**Aim**
Extract the lines of the material below, beginning with the first and ending with the line that holds "var left = 81, right". Skip every picture.

● ● ● ● ● ● ●

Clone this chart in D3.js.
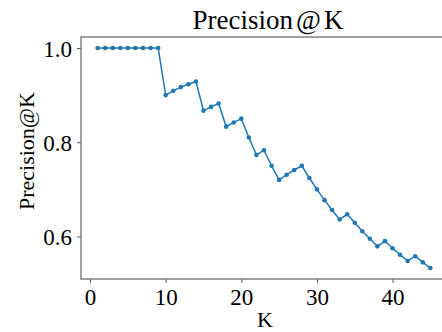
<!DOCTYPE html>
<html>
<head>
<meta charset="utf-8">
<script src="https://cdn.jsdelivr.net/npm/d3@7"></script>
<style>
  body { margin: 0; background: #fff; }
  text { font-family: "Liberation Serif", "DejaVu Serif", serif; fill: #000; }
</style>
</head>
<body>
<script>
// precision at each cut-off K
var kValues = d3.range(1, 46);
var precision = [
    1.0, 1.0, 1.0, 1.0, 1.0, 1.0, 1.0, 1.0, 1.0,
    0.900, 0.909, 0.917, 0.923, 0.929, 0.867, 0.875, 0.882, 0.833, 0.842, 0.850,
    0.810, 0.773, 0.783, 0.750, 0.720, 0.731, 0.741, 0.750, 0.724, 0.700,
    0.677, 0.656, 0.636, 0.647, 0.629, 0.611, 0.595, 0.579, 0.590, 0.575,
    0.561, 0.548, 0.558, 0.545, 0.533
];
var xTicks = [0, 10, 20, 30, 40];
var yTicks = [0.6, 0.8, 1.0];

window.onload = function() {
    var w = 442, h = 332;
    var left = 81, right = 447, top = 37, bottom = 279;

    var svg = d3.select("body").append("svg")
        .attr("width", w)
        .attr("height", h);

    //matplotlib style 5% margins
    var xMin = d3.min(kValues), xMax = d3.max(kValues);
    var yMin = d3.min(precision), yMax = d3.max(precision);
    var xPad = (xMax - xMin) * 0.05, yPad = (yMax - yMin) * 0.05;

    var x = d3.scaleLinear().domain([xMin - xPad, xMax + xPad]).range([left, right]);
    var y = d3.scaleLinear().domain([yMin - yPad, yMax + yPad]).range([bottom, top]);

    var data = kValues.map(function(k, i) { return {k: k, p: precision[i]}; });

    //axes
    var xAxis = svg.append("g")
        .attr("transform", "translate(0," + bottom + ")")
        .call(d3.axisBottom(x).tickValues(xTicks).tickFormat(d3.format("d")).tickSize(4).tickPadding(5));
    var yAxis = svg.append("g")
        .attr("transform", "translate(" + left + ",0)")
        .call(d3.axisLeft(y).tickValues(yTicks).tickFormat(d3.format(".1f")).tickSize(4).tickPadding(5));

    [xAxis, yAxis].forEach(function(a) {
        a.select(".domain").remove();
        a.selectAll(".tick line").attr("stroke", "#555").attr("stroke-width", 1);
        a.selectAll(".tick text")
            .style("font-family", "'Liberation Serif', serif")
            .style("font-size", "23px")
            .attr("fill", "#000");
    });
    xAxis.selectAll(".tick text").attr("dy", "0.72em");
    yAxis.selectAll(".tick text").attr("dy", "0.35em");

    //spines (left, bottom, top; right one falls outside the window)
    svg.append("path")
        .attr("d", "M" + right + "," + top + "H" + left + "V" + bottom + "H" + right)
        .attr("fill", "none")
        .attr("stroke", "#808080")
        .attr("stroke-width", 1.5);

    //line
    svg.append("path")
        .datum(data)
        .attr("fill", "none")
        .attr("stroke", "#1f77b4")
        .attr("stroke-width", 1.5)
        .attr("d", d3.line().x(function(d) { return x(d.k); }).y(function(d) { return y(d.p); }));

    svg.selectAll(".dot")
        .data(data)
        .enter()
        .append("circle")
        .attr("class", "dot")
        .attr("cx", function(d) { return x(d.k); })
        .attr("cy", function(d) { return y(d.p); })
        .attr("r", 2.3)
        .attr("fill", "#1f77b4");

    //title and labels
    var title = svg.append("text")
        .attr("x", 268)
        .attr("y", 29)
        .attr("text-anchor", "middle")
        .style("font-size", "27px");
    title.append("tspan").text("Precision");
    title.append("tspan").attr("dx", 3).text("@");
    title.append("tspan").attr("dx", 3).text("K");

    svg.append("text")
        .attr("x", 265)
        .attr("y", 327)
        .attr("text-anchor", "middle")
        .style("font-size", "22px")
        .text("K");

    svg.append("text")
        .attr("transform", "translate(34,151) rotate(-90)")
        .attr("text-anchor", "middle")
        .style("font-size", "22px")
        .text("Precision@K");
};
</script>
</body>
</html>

● ● ● ● ● ● ●

**Correct answer**
Clone this chart in D3.js.
<!DOCTYPE html>
<html>
<head>
<meta charset="utf-8">
<script src="https://cdn.jsdelivr.net/npm/d3@7"></script>
<style>
  body { margin: 0; background: #fff; }
  text { font-family: "Liberation Serif", "DejaVu Serif", serif; fill: #000; }
</style>
</head>
<body>
<script>
// precision at each cut-off K
var kValues = d3.range(1, 46);
var precision = [
    1.0, 1.0, 1.0, 1.0, 1.0, 1.0, 1.0, 1.0, 1.0,
    0.900, 0.909, 0.917, 0.923, 0.929, 0.867, 0.875, 0.882, 0.833, 0.842, 0.850,
    0.810, 0.773, 0.783, 0.750, 0.720, 0.731, 0.741, 0.750, 0.724, 0.700,
    0.677, 0.656, 0.636, 0.647, 0.629, 0.611, 0.595, 0.579, 0.590, 0.575,
    0.561, 0.548, 0.558, 0.545, 0.533
];
var xTicks = [0, 10, 20, 30, 40];
var yTicks = [0.6, 0.8, 1.0];

window.onload = function() {
    var w = 442, h = 332;
    var left = 81, right = 447, top = 37, bottom = 279;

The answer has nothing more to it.